21.01.2015 – Neues aus Shanghai

Sonntag, 25.01.2015

Ich habe jetzt ein Shanghai Daily Abo, für 9 EUR pro Monat auf das iPad, Euro wohlgemerkt, nicht RMB. Kann sich jeder holen, vielleicht als Ergänzung zur Ludwigsburger Kreiszeitung. Also bin ich wieder up-to-date, was den neuesten Tratsch in der Stadt betrifft.

Das schlimmste Ereignis in letzter war die Massenpanik am Bund mit Toten. Trotz der Gerüchte mit den aus dem Fenster geworfenen Geldscheinen ist sie schlicht auf zu viele Leute auf einer Treppe in beiden Richtungen zurückzuführen. Zu viel in Shanghai heisst aus europäischer Sicht viel zu viel. Im Begegnungsverkehr sind einzelne gefallen und die Menge war zu gross. Während Polizeiberichte oft mit ‚the police is investigating‘ enden, gab es diesmal eine schnelle Konsequenz, diese Woche ist der Fall abgeschlossen. Die Distriktregierung trägt die Verantwortung für mangelnde Sicherheitsvorkehrungen und wurde des Amtes enthoben. Pikanterweise sassen genau die fraglichen Beamten zur gleichen Zeit in einem stadteigenen Sushi-Restaurant und haben es sich für 2.700 RMB pro Nase gut gehen lassen – ohne zu bezahlen. Das war es dann wohl.
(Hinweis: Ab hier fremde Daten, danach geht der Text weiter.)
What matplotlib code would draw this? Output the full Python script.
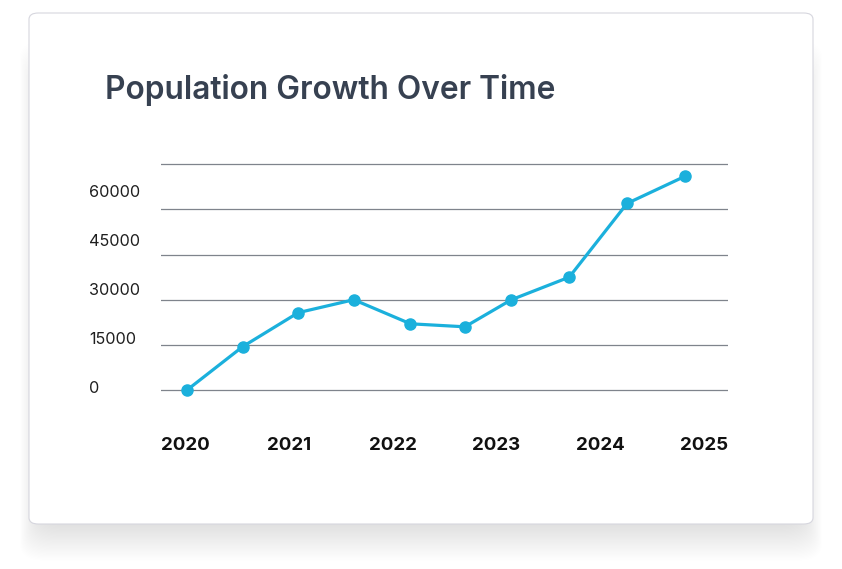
import matplotlib.pyplot as plt
import numpy as np
from matplotlib.patches import FancyBboxPatch

# data (time as fractional years)
years = [2020.23, 2020.72, 2021.21, 2021.70, 2022.20, 2022.68, 2023.09, 2023.60, 2024.11, 2024.62]
population = [0, 14400, 25700, 30000, 22000, 21000, 30000, 37500, 62000, 71000]
year_labels = ['2020', '2021', '2022', '2023', '2024', '2025']
grid_values = [0, 15000, 30000, 45000, 60000, 75000]
y_labels = ['0', '15000', '30000', '45000', '60000']

W, H = 842, 569
fig = plt.figure(figsize=(W / 100, H / 100), dpi=100)
fig.patch.set_facecolor('white')


def px_box(x0, y0, x1, y1):
    return x0 / W, 1 - y1 / H, (x1 - x0) / W, (y1 - y0) / H


# soft shadow under the card, fading in from the top
for i in range(30):
    g = i * 1.2
    bx, by, bw, bh = px_box(29 + 10 - g * 0.55, 13 + 80 - g * 1.5, 813 - 10 + g * 0.55, 524 + 2 + g)
    fig.patches.append(FancyBboxPatch((bx, by), bw, bh, boxstyle='round,pad=0,rounding_size=0.03',
                                      transform=fig.transFigure, facecolor='#2a2a4a',
                                      edgecolor='none', alpha=0.0035, zorder=0))
bx, by, bw, bh = px_box(29, 13, 813, 524)
fig.patches.append(FancyBboxPatch((bx, by), bw, bh, boxstyle='round,pad=0,rounding_size=0.011',
                                  transform=fig.transFigure, facecolor='white',
                                  edgecolor='#d6d6de', linewidth=0.8, zorder=1))

fig.text(105 / W, 1 - 90 / H, 'Population Growth Over Time', fontsize=22.8, color='#374151',
         family=['Inter', 'DejaVu Sans'], fontweight='semibold', va='center', ha='left', zorder=3)

# axes: x 161..728 px, y gridline 0 at 390px, 75000 at 164.3px
px_per_unit = (390 - 164.3) / 75000
ylo, yhi = -4000, 78000
top_px = 164.3 - (yhi - 75000) * px_per_unit
bot_px = 390 + (0 - ylo) * px_per_unit
ax = fig.add_axes([161 / W, 1 - bot_px / H, 567 / W, (bot_px - top_px) / H], zorder=2)
ax.set_facecolor('none')
ax.set_xlim(2020, 2025)
ax.set_ylim(ylo, yhi)
for s in ax.spines.values():
    s.set_visible(False)

ax.set_yticks(grid_values)
ax.set_yticklabels([])
ax.grid(axis='y', color='#7f848c', linewidth=0.9)
ax.tick_params(axis='y', which='both', length=0)

# y labels sit a bit off the grid lines
label_pos = np.array(grid_values[:5]) * (49 / 45.14) + 900
ax.set_yticks(label_pos, minor=True)
ax.set_yticklabels(y_labels, minor=True, fontsize=11.7, color='#1f1f1f', family=['Inter', 'DejaVu Sans'],
                   ha='left')
ax.tick_params(axis='y', which='minor', pad=52)

# x labels spread edge to edge
half = 0.215
ax.set_xticks(np.linspace(2020 + half, 2025 - half, len(year_labels)))
ax.set_xticklabels(year_labels, fontsize=13.5, fontweight='bold', color='#111111',
                   family=['Inter', 'DejaVu Sans'])
ax.tick_params(axis='x', length=0, pad=25.5)

ax.plot(years, population, color='#1bb0dc', linewidth=2.3, marker='o', markersize=8,
        clip_on=False, zorder=4)

fig.savefig('out.png', dpi=100, facecolor='white')
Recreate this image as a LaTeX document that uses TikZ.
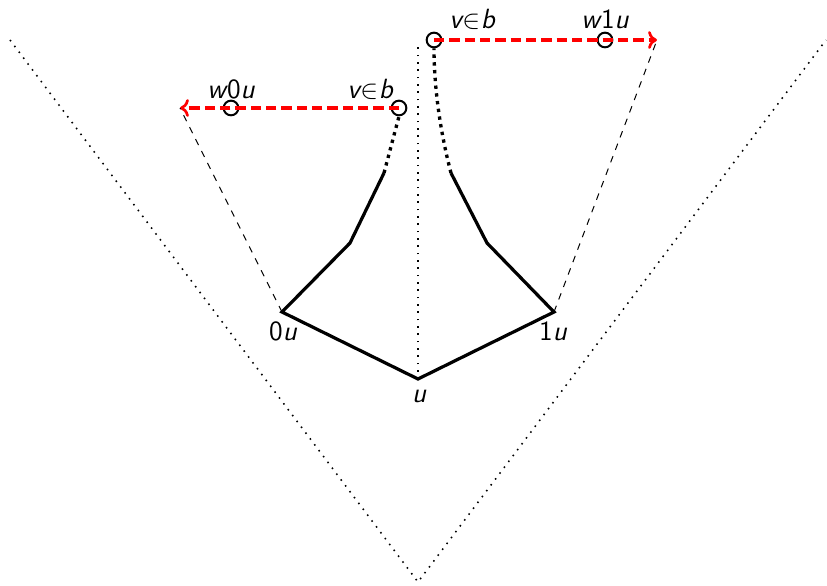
\documentclass[tikz,border=0pt]{standalone}
\usetikzlibrary{arrows.meta}
\begin{document}
\begin{tikzpicture}[x=0.45pt,y=-0.45pt,
  solidline/.style={line width=1.45pt,line join=miter},
  thickdots/.style={line width=1.5pt,dash pattern=on 1.5pt off 2pt},
  thindots/.style={line width=0.7pt,dash pattern=on 0.7pt off 2.6pt},
  reddash/.style={red,line width=1.5pt,dash pattern=on 4.6pt off 2.3pt,-{To[length=4pt,width=8pt,line width=1.2pt]}},
  thindash/.style={line width=0.45pt,dash pattern=on 3pt off 3pt},
  circ/.style={circle,draw,line width=0.9pt,minimum size=6.6pt,inner sep=0pt},
  lab/.style={inner sep=0pt,font=\sffamily\fontsize{12.5}{15}\selectfont}]
\useasboundingbox (0,0) rectangle (827,586);
% big V
\coordinate (vl) at (10,40);
\coordinate (vb) at (418,582);
\coordinate (vr) at (826,40);
\draw[thindots] (vl) -- (vb) -- (vr);
% main vertices
\coordinate (u) at (418,379);
\coordinate (zu) at (282,312);
\coordinate (ou) at (554,312);
\coordinate (l2) at (350,243);
\coordinate (l3) at (384,173);
\coordinate (r2) at (487,243);
\coordinate (r3) at (451,173);
\coordinate (top) at (418,43);
\node[circ] (cl) at (399,108) {};
\node[circ] (cr) at (434,40) {};
\node[circ] (w0) at (231,108) {};
\node[circ] (w1) at (605,40) {};
\coordinate (tl) at (180,108);
\coordinate (tr) at (657,40);
% vertical dotted
\draw[thindots] (u) -- (top);
% solid paths
\draw[solidline] (l3) -- (l2) -- (zu) -- (u) -- (ou) -- (r2) -- (r3);
% thick dotted
\draw[thickdots] (l3) -- (cl.south);
\draw[thickdots] (r3) .. controls (441,135) and (434,90) .. (cr.south);
% red arrows
\draw[reddash] (cl.center) -- (tl);
\draw[reddash] (cr.center) -- (tr);
% thin dashed
\draw[thindash] (zu) -- (tl);
\draw[thindash] (ou) -- (tr);
% labels
\node[lab] (lw0) at (231,89) {\itshape w\kern0.5pt\upshape 0\itshape u};
\node[lab] (lvl) at (370,89) {\itshape v\kern0.3pt$\in$\kern0.3pt b};
\node[lab] (lvr) at (472,19) {\itshape v\kern0.3pt$\in$\kern0.3pt b};
\node[lab] (lw1) at (605,19) {\itshape w\kern0.5pt\upshape 1\itshape u};
\node[lab] (l0u) at (283,331) {0\itshape u};
\node[lab] (l1u) at (553,331) {1\itshape u};
\node[lab] (lu) at (419,396) {\itshape u};
\end{tikzpicture}
\end{document}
Der Club mit den angeblich geworfenen Fake-Scheinen ist übrigens angeblich seitdem wegen Renovierung geschlossen. Aber das ist nur ein Gerücht.

Interessant übrigens der Bericht auf SPON: die Rettungswägen hätten zu lang gebraucht, bis sie vor Ort waren. Wenn Du ein Gesundheitsproblem hast, hol ein Taxi, keinen Krankenwagen, der kommt nämlich nicht. Eine der Shanghai Auffälligkeiten ist: es ist zwar nie still, aber der Lärm enthält keine Sirenen. Jeder kennt den typischen New York Ton mindestens aus dem Film, auch in Deutschland gehört so ein Martinshorn (warum eigentlich Martin?) zur Geräuschkulisse. Hier nicht, das Geräusch fehlt. Wer hier einen Rettungswagen findet, soll Bescheid sagen. Es soll welche geben, aber kein Personal, das mit ihnen rumfährt. Wie auch immer, auf der Strasse nicht vorhanden. Auch wenn SPON sich das so vorstellt, die Welt sieht anders aus.

Neuer Gag: weil immer wieder Laster beim Rechtsabbiegen Mopeds samt Ladung überfahren, sollen sie jetzt mit Seitenkameras ausgerüstet werden. Dabei geht es gar nicht um das Sehen, sondern um die Hackordnung. Der grössere biegt ab, wann immer er will, der kleinere muss aufpassen, dass er nicht unter die Räder kommt. Das gilt fuer alle Ein- und Ausfahrten, und für das Abbiegen. Vor allem wenn die Laster gross und grün sind, ist Vorsicht geboten. Das sind die einzigen, die auch heute noch bei Rot über die Ampel fahren, alle anderen lassen das, nach 2x ist der Schein weg. Bei diesen Truckercowboys, meistens ausgemergelte Kerle, gefühlt 20 Jahre alt mit Tunnelblick nach vorn, die für irgendjemand fahren und pro Fahrt bezahlt werden, gilt: tiefe Wasser sind schwer zu ergründen, heisst: Wildcard im Strassenverkehr. Ob mit oder ohne Kamera. Mein Fahrer gibt jeden Morgen die kleine Ausgabe davon bei der Ausfahrt aus dem Compound. Mopeds und Fahrräder werden ignoriert, nicht Hinschauen und einfach rausfahren. Ich bleibe immer ordentlich stehen, und verwirre damit die Mopedfahrer: sie bleiben nämlich trotzdem stehen, reiner Überlebensreflex.

Was noch? Das Wetter ist komisch. Anfang Januar fast 20grd, 3 Tage später in der Früh unter Null, ganz selten für Shanghai. Duschen zu Hause ist wie auf dem Campingplatz: bloss nicht vom Wasserstrahl entfernen, da ist es nämlich a…kalt. Und danach ganz schnell Abtrocknen, damit die Kneippkur erträglich bleibt.